REQUIREMENT:
Everything in the listing should be restated word for word.

Entries with chart source code:
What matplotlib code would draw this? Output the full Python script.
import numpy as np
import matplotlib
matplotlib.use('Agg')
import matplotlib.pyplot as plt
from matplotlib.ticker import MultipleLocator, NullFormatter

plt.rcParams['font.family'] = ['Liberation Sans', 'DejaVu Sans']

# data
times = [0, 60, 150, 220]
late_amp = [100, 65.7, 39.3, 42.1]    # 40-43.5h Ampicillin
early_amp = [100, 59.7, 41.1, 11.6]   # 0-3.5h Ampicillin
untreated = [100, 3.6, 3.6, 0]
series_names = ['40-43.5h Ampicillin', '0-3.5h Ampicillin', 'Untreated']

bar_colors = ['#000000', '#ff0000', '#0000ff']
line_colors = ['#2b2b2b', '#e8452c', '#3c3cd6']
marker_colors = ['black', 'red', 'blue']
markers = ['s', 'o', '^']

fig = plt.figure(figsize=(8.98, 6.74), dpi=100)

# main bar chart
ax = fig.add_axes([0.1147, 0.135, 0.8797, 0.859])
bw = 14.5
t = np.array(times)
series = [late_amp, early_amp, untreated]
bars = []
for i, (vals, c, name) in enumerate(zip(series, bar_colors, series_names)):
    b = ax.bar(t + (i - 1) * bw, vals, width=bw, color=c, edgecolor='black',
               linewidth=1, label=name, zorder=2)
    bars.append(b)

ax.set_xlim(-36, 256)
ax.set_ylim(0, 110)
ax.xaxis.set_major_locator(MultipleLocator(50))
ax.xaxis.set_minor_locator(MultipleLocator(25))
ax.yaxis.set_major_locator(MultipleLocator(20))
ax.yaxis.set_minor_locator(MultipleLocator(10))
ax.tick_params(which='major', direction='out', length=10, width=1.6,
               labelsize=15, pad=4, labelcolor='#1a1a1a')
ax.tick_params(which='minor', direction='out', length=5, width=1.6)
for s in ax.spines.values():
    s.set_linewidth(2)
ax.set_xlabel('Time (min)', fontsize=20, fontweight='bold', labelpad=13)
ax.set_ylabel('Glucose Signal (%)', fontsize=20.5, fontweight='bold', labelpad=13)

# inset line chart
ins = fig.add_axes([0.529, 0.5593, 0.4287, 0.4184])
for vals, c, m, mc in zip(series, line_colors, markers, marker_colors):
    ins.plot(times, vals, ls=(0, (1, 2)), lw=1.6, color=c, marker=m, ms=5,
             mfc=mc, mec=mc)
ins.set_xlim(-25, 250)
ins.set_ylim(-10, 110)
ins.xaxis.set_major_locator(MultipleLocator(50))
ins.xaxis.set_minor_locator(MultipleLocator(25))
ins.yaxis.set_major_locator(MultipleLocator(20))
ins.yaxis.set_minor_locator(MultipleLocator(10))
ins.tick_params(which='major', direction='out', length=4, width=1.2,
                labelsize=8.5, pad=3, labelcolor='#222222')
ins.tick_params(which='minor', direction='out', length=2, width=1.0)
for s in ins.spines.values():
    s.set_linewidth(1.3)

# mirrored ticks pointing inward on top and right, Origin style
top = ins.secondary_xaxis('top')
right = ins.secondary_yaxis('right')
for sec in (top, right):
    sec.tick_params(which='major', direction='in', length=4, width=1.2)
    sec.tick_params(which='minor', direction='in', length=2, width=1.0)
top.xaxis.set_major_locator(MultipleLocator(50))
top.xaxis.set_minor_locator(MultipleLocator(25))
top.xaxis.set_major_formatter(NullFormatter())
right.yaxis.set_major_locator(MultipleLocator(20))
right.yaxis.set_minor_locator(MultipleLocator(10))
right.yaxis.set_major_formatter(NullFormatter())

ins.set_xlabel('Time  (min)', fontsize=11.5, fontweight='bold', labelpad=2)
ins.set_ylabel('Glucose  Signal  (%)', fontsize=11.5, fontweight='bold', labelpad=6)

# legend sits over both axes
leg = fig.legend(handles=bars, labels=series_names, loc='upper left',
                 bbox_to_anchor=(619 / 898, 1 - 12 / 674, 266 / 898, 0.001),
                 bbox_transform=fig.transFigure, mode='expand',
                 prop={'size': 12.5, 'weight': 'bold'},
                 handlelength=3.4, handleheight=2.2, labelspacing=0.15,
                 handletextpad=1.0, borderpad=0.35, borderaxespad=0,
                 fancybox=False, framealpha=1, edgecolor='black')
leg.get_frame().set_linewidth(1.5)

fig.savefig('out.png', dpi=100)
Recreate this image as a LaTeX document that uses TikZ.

ANSWER FOR THIS EXERCISE:
What matplotlib code would draw this? Output the full Python script.
import numpy as np
import matplotlib
matplotlib.use('Agg')
import matplotlib.pyplot as plt
from matplotlib.ticker import MultipleLocator, NullFormatter

plt.rcParams['font.family'] = ['Liberation Sans', 'DejaVu Sans']

# data
times = [0, 60, 150, 220]
late_amp = [100, 65.7, 39.3, 42.1]    # 40-43.5h Ampicillin
early_amp = [100, 59.7, 41.1, 11.6]   # 0-3.5h Ampicillin
untreated = [100, 3.6, 3.6, 0]
series_names = ['40-43.5h Ampicillin', '0-3.5h Ampicillin', 'Untreated']

bar_colors = ['#000000', '#ff0000', '#0000ff']
line_colors = ['#2b2b2b', '#e8452c', '#3c3cd6']
marker_colors = ['black', 'red', 'blue']
markers = ['s', 'o', '^']

fig = plt.figure(figsize=(8.98, 6.74), dpi=100)

# main bar chart
ax = fig.add_axes([0.1147, 0.135, 0.8797, 0.859])
bw = 14.5
t = np.array(times)
series = [late_amp, early_amp, untreated]
bars = []
for i, (vals, c, name) in enumerate(zip(series, bar_colors, series_names)):
    b = ax.bar(t + (i - 1) * bw, vals, width=bw, color=c, edgecolor='black',
               linewidth=1, label=name, zorder=2)
    bars.append(b)

ax.set_xlim(-36, 256)
ax.set_ylim(0, 110)
ax.xaxis.set_major_locator(MultipleLocator(50))
ax.xaxis.set_minor_locator(MultipleLocator(25))
ax.yaxis.set_major_locator(MultipleLocator(20))
ax.yaxis.set_minor_locator(MultipleLocator(10))
ax.tick_params(which='major', direction='out', length=10, width=1.6,
               labelsize=15, pad=4, labelcolor='#1a1a1a')
ax.tick_params(which='minor', direction='out', length=5, width=1.6)
for s in ax.spines.values():
    s.set_linewidth(2)
ax.set_xlabel('Time (min)', fontsize=20, fontweight='bold', labelpad=13)
ax.set_ylabel('Glucose Signal (%)', fontsize=20.5, fontweight='bold', labelpad=13)

# inset line chart
ins = fig.add_axes([0.529, 0.5593, 0.4287, 0.4184])
for vals, c, m, mc in zip(series, line_colors, markers, marker_colors):
    ins.plot(times, vals, ls=(0, (1, 2)), lw=1.6, color=c, marker=m, ms=5,
             mfc=mc, mec=mc)
ins.set_xlim(-25, 250)
ins.set_ylim(-10, 110)
ins.xaxis.set_major_locator(MultipleLocator(50))
ins.xaxis.set_minor_locator(MultipleLocator(25))
ins.yaxis.set_major_locator(MultipleLocator(20))
ins.yaxis.set_minor_locator(MultipleLocator(10))
ins.tick_params(which='major', direction='out', length=4, width=1.2,
                labelsize=8.5, pad=3, labelcolor='#222222')
ins.tick_params(which='minor', direction='out', length=2, width=1.0)
for s in ins.spines.values():
    s.set_linewidth(1.3)

# mirrored ticks pointing inward on top and right, Origin style
top = ins.secondary_xaxis('top')
right = ins.secondary_yaxis('right')
for sec in (top, right):
    sec.tick_params(which='major', direction='in', length=4, width=1.2)
    sec.tick_params(which='minor', direction='in', length=2, width=1.0)
top.xaxis.set_major_locator(MultipleLocator(50))
top.xaxis.set_minor_locator(MultipleLocator(25))
top.xaxis.set_major_formatter(NullFormatter())
right.yaxis.set_major_locator(MultipleLocator(20))
right.yaxis.set_minor_locator(MultipleLocator(10))
right.yaxis.set_major_formatter(NullFormatter())

ins.set_xlabel('Time  (min)', fontsize=11.5, fontweight='bold', labelpad=2)
ins.set_ylabel('Glucose  Signal  (%)', fontsize=11.5, fontweight='bold', labelpad=6)

# legend sits over both axes
leg = fig.legend(handles=bars, labels=series_names, loc='upper left',
                 bbox_to_anchor=(619 / 898, 1 - 12 / 674, 266 / 898, 0.001),
                 bbox_transform=fig.transFigure, mode='expand',
                 prop={'size': 12.5, 'weight': 'bold'},
                 handlelength=3.4, handleheight=2.2, labelspacing=0.15,
                 handletextpad=1.0, borderpad=0.35, borderaxespad=0,
                 fancybox=False, framealpha=1, edgecolor='black')
leg.get_frame().set_linewidth(1.5)

fig.savefig('out.png', dpi=100)
Recreate this image as a LaTeX document that uses TikZ.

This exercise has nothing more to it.